А бывает иначе: густая облачность закрывает голубое небо, сеет мелкий, надоедливый дождь. В такую погоду не полетишь. Тогда летчики сидят под плоскостями самолетов или собираются на командном пункте. Одни пишут письма родным или знакомым, другие «режутся» в домино, третьи мастерят портсигары и мундштуки из прозрачного плексигласа, четвертые читают газеты, книги. И, конечно, все нещадно ругают «небесные силы» за то, что те не дают хорошей погоды.
Такой день выдался и сегодня.
С утра было ясно. Мы получили боевое задание и начали готовиться к вылету. Но скоро по небу побежали редкие кучевые облака. Их становилось все больше и больше. Края у облаков не резко очерченные, а рваные, [32] расплывчатые - первый признак дождя. Через полчаса небо заволокли сплошные низкие облака. Погоды хорошей сегодня не жди.

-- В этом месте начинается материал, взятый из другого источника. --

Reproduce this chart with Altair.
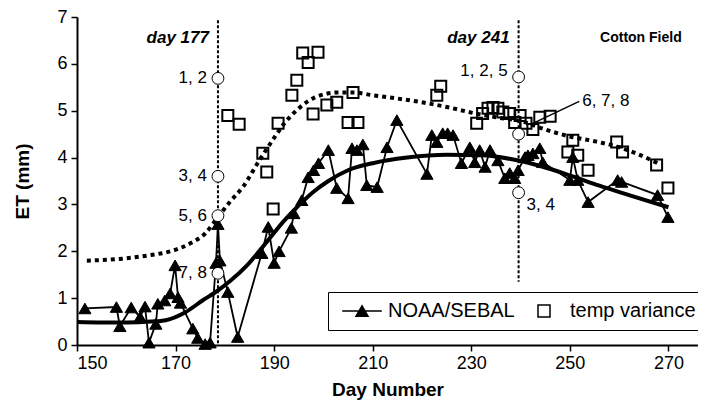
import altair as alt
import pandas as pd

# NOAA/SEBAL daily ET (triangles)
noaa_day = [151.6, 158.0, 158.7, 161.0, 162.8, 163.8, 164.6, 166.0, 166.4, 167.8, 168.9, 169.9,
            170.5, 171.0, 173.5, 174.5, 176.0, 177.0, 178.2, 178.6, 179.0, 180.6, 182.6, 187.5,
            188.8, 190.0, 191.0, 193.5, 194.0, 195.6, 196.9, 198.0, 199.0, 201.0, 202.7, 205.0,
            205.8, 206.8, 208.0, 208.8, 210.9, 212.9, 214.9, 221.0, 222.0, 223.0, 224.2, 225.2,
            226.3, 228.0, 229.7, 230.7, 231.7, 232.8, 233.8, 235.4, 236.8, 237.8, 238.8, 239.5,
            240.9, 241.5, 242.5, 243.9, 244.5, 250.0, 250.6, 251.6, 253.7, 259.7, 260.5, 267.8, 269.9]
noaa_et = [0.78, 0.81, 0.40, 0.80, 0.60, 0.82, 0.05, 0.45, 0.88, 0.95, 1.10, 1.70,
           1.02, 0.90, 0.35, 0.15, 0.02, 0.05, 1.75, 2.58, 1.80, 1.13, 0.17, 1.96,
           2.52, 1.75, 2.00, 2.50, 2.81, 3.09, 3.58, 3.73, 3.88, 4.16, 3.35, 3.13,
           4.20, 4.16, 4.28, 3.41, 3.37, 4.22, 4.80, 3.65, 4.48, 4.33, 4.52, 4.52,
           4.48, 3.88, 4.22, 3.90, 4.16, 3.80, 4.16, 3.94, 3.56, 3.67, 3.56, 3.73,
           4.01, 4.05, 4.09, 4.20, 3.90, 3.52, 4.01, 3.52, 3.05, 3.52, 3.48, 3.20, 2.73]

# temp variance ET (open squares)
tv_day = [180.6, 182.9, 187.7, 188.5, 189.8, 190.8, 193.6, 194.6, 195.8, 196.9, 198.9, 197.9,
          200.7, 202.7, 205.0, 206.0, 207.0, 223.0, 223.8, 231.1, 232.3, 233.4, 234.4, 235.4,
          236.4, 237.8, 238.8, 239.9, 241.1, 242.5, 243.9, 246.0, 249.6, 250.6, 251.6, 253.7,
          259.5, 260.7, 267.6, 269.9]
tv_et = [4.90, 4.71, 4.09, 3.69, 2.90, 4.73, 5.33, 5.65, 6.23, 6.03, 6.25, 4.93,
         5.12, 5.18, 4.75, 5.39, 4.75, 5.33, 5.52, 4.73, 4.94, 5.05, 5.07, 5.05,
         4.97, 4.94, 4.75, 4.90, 4.73, 4.60, 4.86, 4.88, 4.12, 4.37, 4.05, 3.73,
         4.33, 4.12, 3.84, 3.35]

# fitted curves
fit_noaa_day = [150, 155, 160, 165, 168, 172, 175.6, 178, 181, 184.5, 188.5, 192, 195, 198, 201,
                205, 210, 217, 225, 232, 238, 244, 250, 256, 262, 270]
fit_noaa_et = [0.49, 0.48, 0.48, 0.50, 0.53, 0.70, 0.96, 1.12, 1.36, 1.70, 2.20, 2.65, 2.98, 3.27, 3.50,
               3.73, 3.88, 4.00, 4.06, 4.05, 3.97, 3.82, 3.62, 3.40, 3.20, 2.94]
fit_tv_day = [152, 160, 165, 169, 173, 176, 178.6, 181, 183.7, 187, 190, 192, 195, 198, 203, 206,
              210, 215, 220, 225, 230, 235, 240, 245, 250, 255, 260, 265, 268]
fit_tv_et = [1.80, 1.85, 1.92, 2.00, 2.17, 2.38, 2.73, 3.05, 3.38, 3.94, 4.42, 4.72, 5.05, 5.27, 5.39, 5.39,
             5.33, 5.26, 5.18, 5.08, 4.96, 4.86, 4.78, 4.60, 4.45, 4.35, 4.22, 4.02, 3.87]

# highlighted days
vline_day = [178.6, 239.6]
vline_top = [6.93, 6.93]
vline_bottom = [0.0, 1.35]
vline_label = ["day 177", "day 241"]

circle_day = [178.6, 178.6, 178.6, 178.6, 239.6, 239.6, 239.6]
circle_et = [5.69, 3.60, 2.76, 1.53, 5.72, 4.50, 3.25]
circle_label = ["1, 2", "3, 4", "5, 6", "7, 8", "1, 2, 5", "", "3, 4"]

series_names = ["NOAA/SEBAL", "temp variance"]

FONT = "Liberation Sans"

noaa_df = pd.DataFrame({"day": noaa_day, "et": noaa_et})
tv_df = pd.DataFrame({"day": tv_day, "et": tv_et})
fitn_df = pd.DataFrame({"day": fit_noaa_day, "et": fit_noaa_et})
fitt_df = pd.DataFrame({"day": fit_tv_day, "et": fit_tv_et})
vl_df = pd.DataFrame({"day": vline_day, "top": vline_top, "bottom": vline_bottom, "label": vline_label})
circ_df = pd.DataFrame({"day": circle_day, "et": circle_et, "label": circle_label})
leg_df = pd.DataFrame({"series": series_names, "day": [None, None], "et": [None, None]})

xscale = alt.Scale(domain=[150, 276], nice=False, zero=False)
yscale = alt.Scale(domain=[0, 7], nice=False)

xaxis = alt.Axis(values=[150, 170, 190, 210, 230, 250, 270], title="Day Number", grid=False,
                 tickSize=6, tickWidth=1.5, domainWidth=2, domainColor="black", tickColor="black",
                 labelFontSize=18, labelFont=FONT, labelColor="black", labelPadding=3,
                 titleFont=FONT, titleFontSize=19, titleFontWeight="bold", titleColor="black",
                 titlePadding=8)
yaxis = alt.Axis(values=[0, 1, 2, 3, 4, 5, 6, 7], title="ET (mm)", grid=False,
                 tickSize=6, tickWidth=1.5, domainWidth=2, domainColor="black", tickColor="black",
                 labelFontSize=18, labelFont=FONT, labelColor="black", labelPadding=4,
                 titleFont=FONT, titleFontSize=19, titleFontWeight="bold", titleColor="black",
                 titlePadding=24)

X = alt.X("day:Q", scale=xscale, axis=xaxis)
Y = alt.Y("et:Q", scale=yscale, axis=yaxis)
Xn = alt.X("day:Q", scale=xscale)
Yn = alt.Y("et:Q", scale=yscale)

noaa_line = alt.Chart(noaa_df).mark_line(color="black", strokeWidth=1.8).encode(x=X, y=Y)
noaa_pts = alt.Chart(noaa_df).mark_point(shape="triangle-up", filled=True, color="black",
                                         size=150, opacity=1, stroke="black", strokeWidth=1).encode(x=Xn, y=Yn)
fit_noaa = alt.Chart(fitn_df).mark_line(color="black", strokeWidth=4, interpolate="monotone").encode(x=Xn, y=Yn)
fit_tv = alt.Chart(fitt_df).mark_line(color="black", strokeWidth=4, strokeDash=[4, 4],
                                      interpolate="monotone").encode(x=Xn, y=Yn)
tv_pts = alt.Chart(tv_df).mark_point(shape="square", filled=False, color="black", size=121,
                                     strokeWidth=2, opacity=1).encode(x=Xn, y=Yn)

vlines = alt.Chart(vl_df).mark_rule(color="black", strokeWidth=2, strokeDash=[3, 2]).encode(
    x=alt.X("day:Q", scale=xscale), y=alt.Y("top:Q", scale=yscale), y2="bottom:Q")
vtext = alt.Chart(vl_df).mark_text(align="right", baseline="middle", dx=-9, font=FONT, fontSize=17,
                                   fontWeight="bold", fontStyle="italic", color="black").encode(
    x=alt.X("day:Q", scale=xscale), y=alt.value(38 - 17), text="label:N")

circles = alt.Chart(circ_df).mark_point(shape="circle", filled=True, fill="white", stroke="black",
                                        strokeWidth=1, size=140, opacity=1).encode(x=Xn, y=Yn)

left_lab = alt.Chart(circ_df.iloc[[0, 1, 2, 3]]).mark_text(align="right", baseline="middle", dx=-11,
                                                           font=FONT, fontSize=17, color="black").encode(
    x=Xn, y=Yn, text="label:N")
lab125 = alt.Chart(circ_df.iloc[[4]]).mark_text(align="right", baseline="middle", dx=-11, dy=-6,
                                                font=FONT, fontSize=17, color="black").encode(
    x=Xn, y=Yn, text="label:N")
lab34 = alt.Chart(circ_df.iloc[[6]]).mark_text(align="left", baseline="middle", dx=8, dy=12,
                                               font=FONT, fontSize=17, color="black").encode(
    x=Xn, y=Yn, text="label:N")

lead_df = pd.DataFrame({"day": [242.5], "et": [4.73], "day2": [251.9], "et2": [5.20], "label": ["6, 7, 8"]})
leader = alt.Chart(lead_df).mark_rule(color="black", strokeWidth=1.5).encode(
    x=Xn, y=Yn, x2="day2:Q", y2="et2:Q")
lead_text = alt.Chart(lead_df).mark_text(align="left", baseline="middle", dx=3, font=FONT, fontSize=17,
                                         color="black").encode(
    x=alt.X("day2:Q", scale=xscale), y=alt.Y("et2:Q", scale=yscale), text="label:N")

cot_df = pd.DataFrame({"day": [272.7], "label": ["Cotton Field"]})
cotton = alt.Chart(cot_df).mark_text(align="right", baseline="middle", font=FONT, fontSize=14,
                                     fontWeight="bold", color="black").encode(
    x=Xn, y=alt.value(38 - 17), text="label:N")

tri_line_path = "M-3.3,0H3.3M0,-0.87L-1,0.87L1,0.87Z"
legend_layer = alt.Chart(leg_df).mark_point(opacity=1, strokeWidth=1.5).encode(
    x=Xn, y=Yn,
    shape=alt.Shape("series:N", scale=alt.Scale(domain=series_names, range=[tri_line_path, "square"]),
                    legend=alt.Legend(title=None, orient="none", legendX=251, legendY=275,
                                      direction="horizontal", strokeColor="black", fillColor="white",
                                      padding=9, labelFontSize=20, labelFont=FONT, labelColor="black",
                                      symbolSize=144, symbolStrokeColor="black", symbolStrokeWidth=1.5,
                                      symbolOpacity=1,
                                      symbolOffset=15, labelOffset=16, columnPadding=4)),
    fill=alt.Fill("series:N", scale=alt.Scale(domain=series_names, range=["black", "white"]), legend=None),
    stroke=alt.Stroke("series:N", scale=alt.Scale(domain=series_names, range=["black", "#000000"]), legend=None),
)

chart = alt.layer(
    noaa_line, noaa_pts, fit_noaa, fit_tv, tv_pts, vlines, leader, circles,
    left_lab, lab125, lab34, lead_text, vtext, cotton, legend_layer
).properties(
    width=621, height=328,
    autosize=alt.AutoSizeParams(type="none"),
    padding={"left": 69, "top": 9, "right": 0, "bottom": 55},
    background="white",
).configure_view(stroke=None)

chart.save("out.html", embed_options={"renderer": "svg", "actions": False})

Скоро с метеостанции возвратился лейтенант Косыгин.
– Окклюзия, - безнадежно сообщил он.
Окклюзия на языке метеорологов - стык холодного и теплого фронтов в области циклона.
– Ну, раз окклюзия, дело наше - табак, - сказал Афанасьев.

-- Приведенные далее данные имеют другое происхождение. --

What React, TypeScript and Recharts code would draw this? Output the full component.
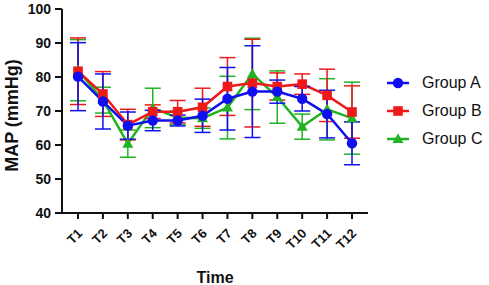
import React from 'react';
import { LineChart, Line, XAxis, YAxis, ErrorBar, Legend } from 'recharts';

const categories = ['T1', 'T2', 'T3', 'T4', 'T5', 'T6', 'T7', 'T8', 'T9', 'T10', 'T11', 'T12'];
const groupA = [80.1, 72.8, 65.7, 67.2, 67.2, 68.6, 73.6, 75.7, 75.7, 73.6, 69.1, 60.5];
const groupAErr = [10, 8.1, 4, 3, 1.6, 4.9, 9.2, 13.5, 3.4, 3.6, 7, 6.3];
const groupB = [81.7, 75, 66, 69.8, 69.8, 71.1, 77.2, 78.2, 77.2, 77.9, 74.6, 69.7];
const groupBErr = [9.8, 6.6, 4.5, 2, 3.3, 5.6, 8.5, 12.9, 4, 3, 7.7, 7.7];
const groupC = [82, 73.2, 60.4, 70.9, 68, 67.9, 71, 80.9, 74.1, 65.4, 70.5, 67.9];
const groupCErr = [9, 3.8, 4, 5.8, 2, 3, 9.2, 10.5, 7.7, 3.7, 9, 10.6];
const yTicks = [40, 50, 60, 70, 80, 90, 100];
const seriesNames = ['Group A', 'Group B', 'Group C'];
const yTitle = 'MAP (mmHg)';
const xTitle = 'Time';

const BLUE = '#0f0fef';
const RED = '#ee1a1a';
const GREEN = '#22b322';
const FONT = '"Liberation Sans", Arial, sans-serif';

const data = categories.map((c, i) => ({
  t: c,
  a: groupA[i],
  aErr: groupAErr[i],
  b: groupB[i],
  bErr: groupBErr[i],
  c: groupC[i],
  cErr: groupCErr[i],
}));

const Marker = ({ kind, cx, cy, color }: { kind: string; cx: number; cy: number; color: string }) => {
  if (kind === 'circle') return <circle cx={cx} cy={cy} r={5.2} fill={color} />;
  if (kind === 'square') return <rect x={cx - 4.8} y={cy - 4.8} width={9.6} height={9.6} fill={color} />;
  return <polygon points={`${cx},${cy - 5.5} ${cx + 5.5},${cy + 4} ${cx - 5.5},${cy + 4}`} fill={color} />;
};

const makeDot = (kind: string, color: string) => (props: any) => {
  const { cx, cy, index } = props;
  if (cx == null || cy == null) return <g key={index} />;
  return <Marker key={index} kind={kind} cx={cx} cy={cy} color={color} />;
};

const XTick = (props: any) => {
  const { x, y, payload } = props;
  return (
    <g transform={`translate(${x + 2},${y + 10})`}>
      <text
        x={0}
        y={0}
        dy="0.35em"
        textAnchor="end"
        transform="rotate(-45)"
        fill="#111"
        fontSize={13}
        fontWeight="bold"
        fontFamily={FONT}
      >
        {payload.value}
      </text>
    </g>
  );
};

const YTitle = (props: any) => {
  const vb = props.viewBox || { x: 0, y: 0, width: 0, height: 0 };
  const cx = vb.x + 12;
  const cy = vb.y + vb.height / 2 + 4.5;
  return (
    <text
      x={cx}
      y={cy}
      dy="0.36em"
      textAnchor="middle"
      transform={`rotate(-90, ${cx}, ${cy})`}
      fill="#111"
      fontSize={18}
      fontWeight="bold"
      fontFamily={FONT}
    >
      {yTitle}
    </text>
  );
};

const legendItems = [
  { name: seriesNames[0], color: BLUE, kind: 'circle' },
  { name: seriesNames[1], color: RED, kind: 'square' },
  { name: seriesNames[2], color: GREEN, kind: 'triangle' },
];

const LegendContent = () => (
  <div style={{ fontFamily: FONT }}>
    {legendItems.map((it) => (
      <div key={it.name} style={{ display: 'flex', alignItems: 'center', height: 28 }}>
        <svg width={24} height={14} style={{ display: 'block' }}>
          <line x1={1} y1={7} x2={23} y2={7} stroke={it.color} strokeWidth={2.5} />
          <Marker kind={it.kind} cx={12} cy={7} color={it.color} />
        </svg>
        <span style={{ marginLeft: 12, fontSize: 16, color: '#111' }}>{it.name}</span>
      </div>
    ))}
  </div>
);

export default function App() {
  return (
    <div style={{ position: 'absolute', left: 0, top: 0, width: 489, height: 285, background: '#fff' }}>
      <LineChart width={489} height={285} data={data} margin={{ top: 9, right: 121, bottom: 0, left: 0 }}>
        <XAxis
          dataKey="t"
          type="category"
          padding={{ left: 16, right: 16 }}
          height={72}
          axisLine={{ stroke: '#111', strokeWidth: 2 }}
          tickLine={{ stroke: '#111', strokeWidth: 2 }}
          tickSize={6}
          tick={<XTick />}
          interval={0}
          label={{
            value: xTitle,
            position: 'insideBottom',
            offset: 2,
            style: { fontFamily: FONT, fontWeight: 'bold', fontSize: 16, fill: '#111' },
          }}
        />
        <YAxis
          type="number"
          domain={[40, 100]}
          ticks={yTicks}
          width={62}
          interval={0}
          axisLine={{ stroke: '#111', strokeWidth: 2 }}
          tickLine={{ stroke: '#111', strokeWidth: 2 }}
          tickSize={7}
          tickMargin={4}
          tick={{ fill: '#111', fontSize: 14, fontWeight: 'bold', fontFamily: FONT }}
          label={<YTitle />}
        />
        <Legend
          layout="vertical"
          align="center"
          verticalAlign="middle"
          content={<LegendContent />}
          wrapperStyle={{ position: 'absolute', left: 386, top: 69, width: 103 }}
        />
        <Line
          dataKey="c"
          name={seriesNames[2]}
          stroke={GREEN}
          strokeWidth={2.5}
          dot={makeDot('triangle', GREEN)}
          activeDot={false}
          isAnimationActive={false}
        >
          <ErrorBar dataKey="cErr" width={8} stroke={GREEN} strokeWidth={1.5} />
        </Line>
        <Line
          dataKey="b"
          name={seriesNames[1]}
          stroke={RED}
          strokeWidth={2.5}
          dot={makeDot('square', RED)}
          activeDot={false}
          isAnimationActive={false}
        >
          <ErrorBar dataKey="bErr" width={8} stroke={RED} strokeWidth={1.5} />
        </Line>
        <Line
          dataKey="a"
          name={seriesNames[0]}
          stroke={BLUE}
          strokeWidth={2.5}
          dot={makeDot('circle', BLUE)}
          activeDot={false}
          isAnimationActive={false}
        >
          <ErrorBar dataKey="aErr" width={8} stroke={BLUE} strokeWidth={1.5} />
        </Line>
      </LineChart>
    </div>
  );
}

– Остается только перекур. Пошли, товарищи!
Мы расположились подальше от самолетов на траве. Лейтенант Гостев вынул из кармана домино.
– Забьем, что ли?
Никто не откликнулся.
– Споем лучше, - предложил Афанасьев.
– Давай, - согласилось сразу несколько человек.
– Запевай, Аким, нашу, авиационную.
Пристроившись поудобнее, Афанасьев запевает. Голос у него не сильный, но чистый, приятный и верный.
Посмотри, изорванные в клочья,
Облака за горизонт спешат.
И тревогой налитые очи
Жизнь страны любимой сторожат…
Афанасьеву подтягивает штурман нашего экипажа Гостев. К ним присоединяется еще несколько голосов. Мелодия ширится, плывет, как и эти бесконечные облака над землей.
Мой командир экипажа, старший лейтенант Ус, не принимает участия в пении. Усевшись в сторонке, он сосредоточенно чистит пистолет. Я подхожу к нему.
– Можно, товарищ командир, вопрос один?
– Да.
– Хочу заявление в партию подать.
Командир внимательно смотрит на меня.
– Твердо решил?
– Твердо.
– Добро. Ждал я этого давно. Серьезный шаг в жизни. Ответственность на тебя ляжет большая. Пример другим должен подавать. Ну и недостатки свои с корнем вырвать. А они есть. Скажут тебе товарищи на собрании.
Он помолчал.
– Рекомендацию я тебе дам. К командиру эскадрильи [33] обратись, он хорошо знает тебя, - закончил старший лейтенант.
После ужина, когда все улеглись спать, я присел к свежеоструганному столу, подвинул ближе «бензинку» - снарядную гильзу с заправленным фитилем - и стал писать заявление.
Черновик прочитал Афанасьеву: «Прошу принять меня в ряды Всесоюзной Коммунистической Партии (большевиков). Обязуюсь быть дисциплинированным, храбрым, честно служить своей социалистической Родине, громить врага, не жалея своей крови и жизни для достижения победы».
Он раскритиковал:
– Не так пишешь, голова. Первая фраза пойдет. Добавь только слово «славной». Дальше не годится. «Обязуюсь»… ты что, договор на соцсоревнование заключаешь, что ли? И вообще, слишком длинно. Пиши так: «Буду честно, не щадя своей жизни, служить любимой Родине». И точка.